Abstract

Biblical Hebrew: A Compact Guide and The Vocabulary Guide to Biblical Hebrew and Aramaic add to the wealth of resources already complementing Pratico and van Pelt’s Basics of Biblical Hebrew Grammar (3rd edition). In contrast to the hefty Grammar itself, the Compact Guide is conveniently portable (c.16cm x 10cm x 1.5cm). It provides at-a-glance, succinct reminders of major grammar points, often illuminated by helpful examples and tables. It follows the basic order of the Grammar, but refrains from slavish summary. Indeed, sometimes it deletes, reorders, or adds material, and it can stand independently.
The Compact Guide covers most main topics in basic biblical Hebrew, though some over-simplifications and omissions are inevitable. Readers will decide for themselves if these are judicious (e.g., there is little mention of vowel reductions for nouns with suffixes, or of the formation of jussive and cohortative). Its three major sections focus on basic phonology; the nominal system; and the verbal system (beginning with qal weak and strong, and progressing to derived stems). For derived stems, the emphasis is on recognising diagnostic markers, rather than memorising paradigms. Appendices give verb tables, and a Hebrew-English lexicon.
On the negative side, the Compact Guide can be somewhat difficult to navigate. The chapter breakdowns in the contents page do not always correspond to the level of granularity within the main body, and neither chapters nor subsections are numbered. Cross-references between sections are not given. This may hinder its use as a reference work.
The Vocabulary Guide is very useful, accessible, and clearly presented. The first and most important section provides a glossary of all Hebrew words occurring 10 or more times in the Hebrew Bible (excluding proper names), ordered by frequency. If frequency is a rough-and-ready guide to usefulness, judicious use of this list can maximise the value of vocabulary learning. The pay-off is significant: the 1,903 items together comprise 90% of the text in the HB (x). Each entry gives a brief selection of glosses, and sometimes other information too, e.g. inflected forms, alternative spellings, common phrases, distribution across biblical books. For verbs, it gives the meanings in different binyanim, but not the binyanim’s relative frequency (which may give a false sense of their parity).

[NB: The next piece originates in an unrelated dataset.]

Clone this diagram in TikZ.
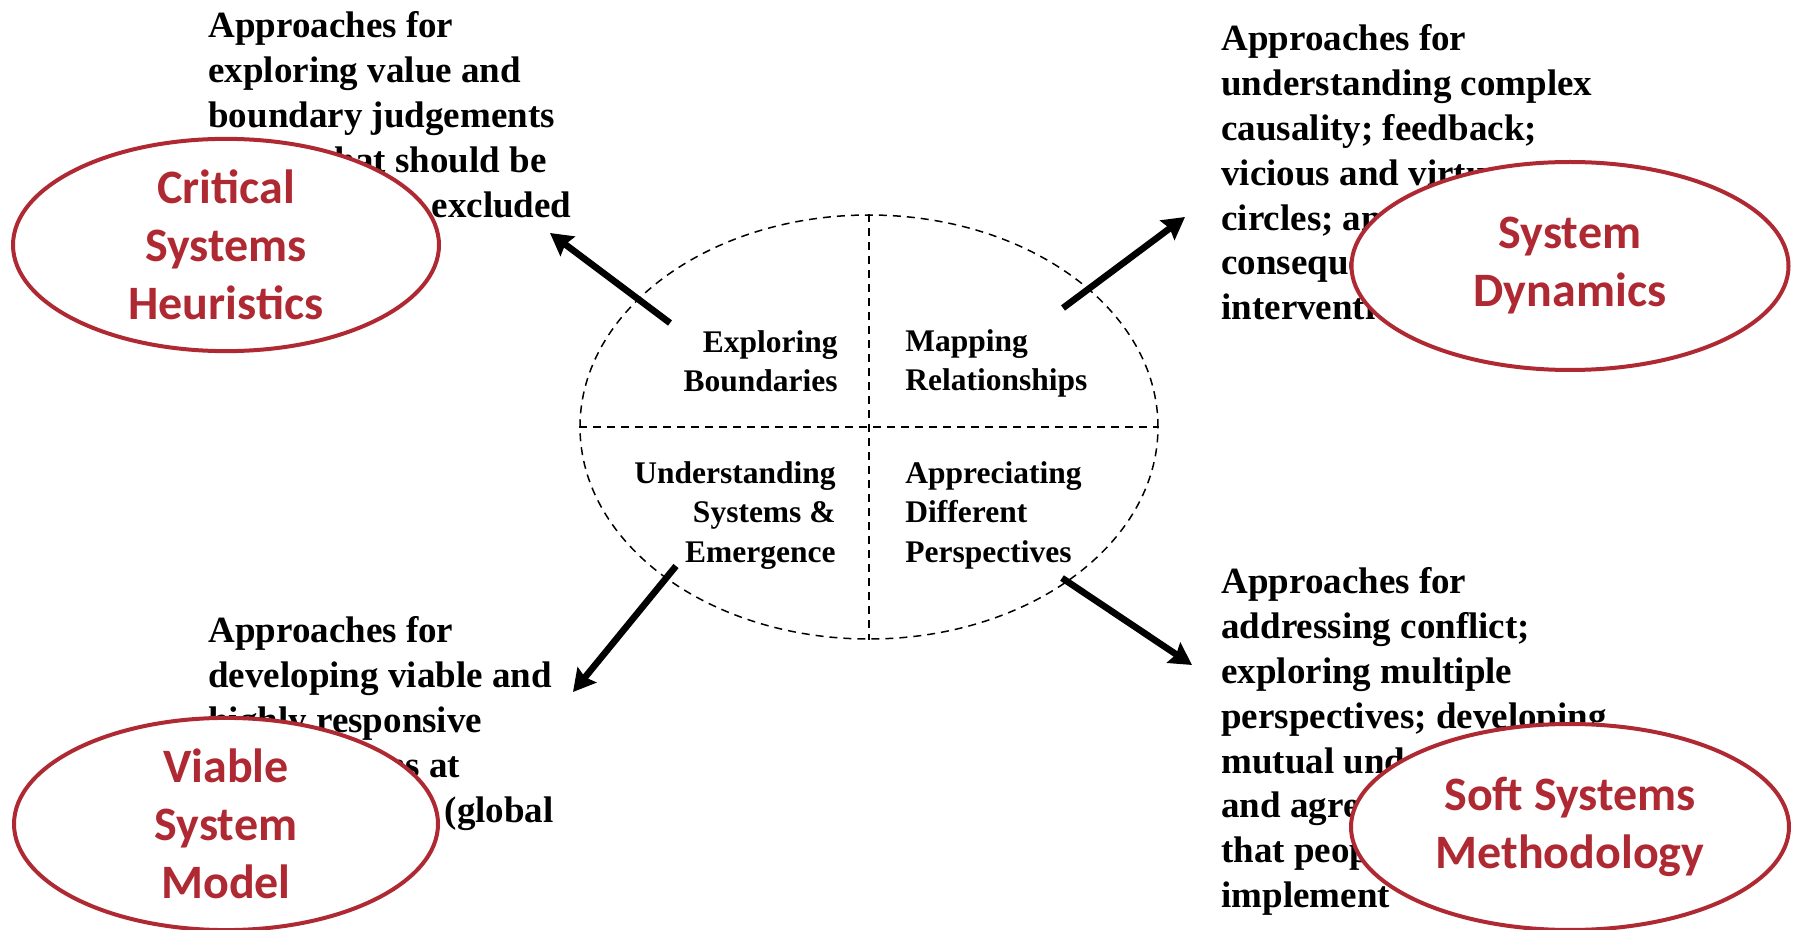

Subsequently, alongside a list of all Aramaic words in the Hebrew Bible (ordered by frequency), the Vocabulary Guide provides various recategorisations of the Hebrew vocabulary already given. Amongst these are a list of Hebrew words which share common roots (e.g. פָּרָה ‘to bear fruit’ and פְּרִי ‘fruit), and a list of homonyms (e.g. פָּרָה ‘to bear fruit’ and פָּרָה ‘cow’). The former list emphasises that words of similar form often have similar sense; the latter shows that this is not always the case. The homonym list may be slightly confusing, however. Some apparent ‘homonyms’ could be polysemic variations of a single word (e.g. בער [piel] ‘to burn’ and ‘to purge’). For verbs, only the qal pf 3ms form is considered, even if this is rare in the HB (e.g. אוֹר as a qal verb, homonym to אוֹר as a noun). This seems to violate the use of frequency as the guiding principle.
After the homonyms come lists of nominals: nouns with common gender, endingless feminine nouns, segolates, adjectives, and prepositions. And finally there are verbs, organised according weak root type: I-נ, I-י, I-Guttural, I-Guttural and III-ה, II-Guttural, III-ה, III-ע/ח, III-א, biconsonantal, and geminate. The noun and verb lists will be very useful for instructors as they exemplify a particular phenomenon, and for learners as they practice it.
Overall, these are very useful resources for biblical Hebrew. Though they are designed for use alongside Pratico and Van Pelt’s Grammar, students will make excellent use of them as independent works too.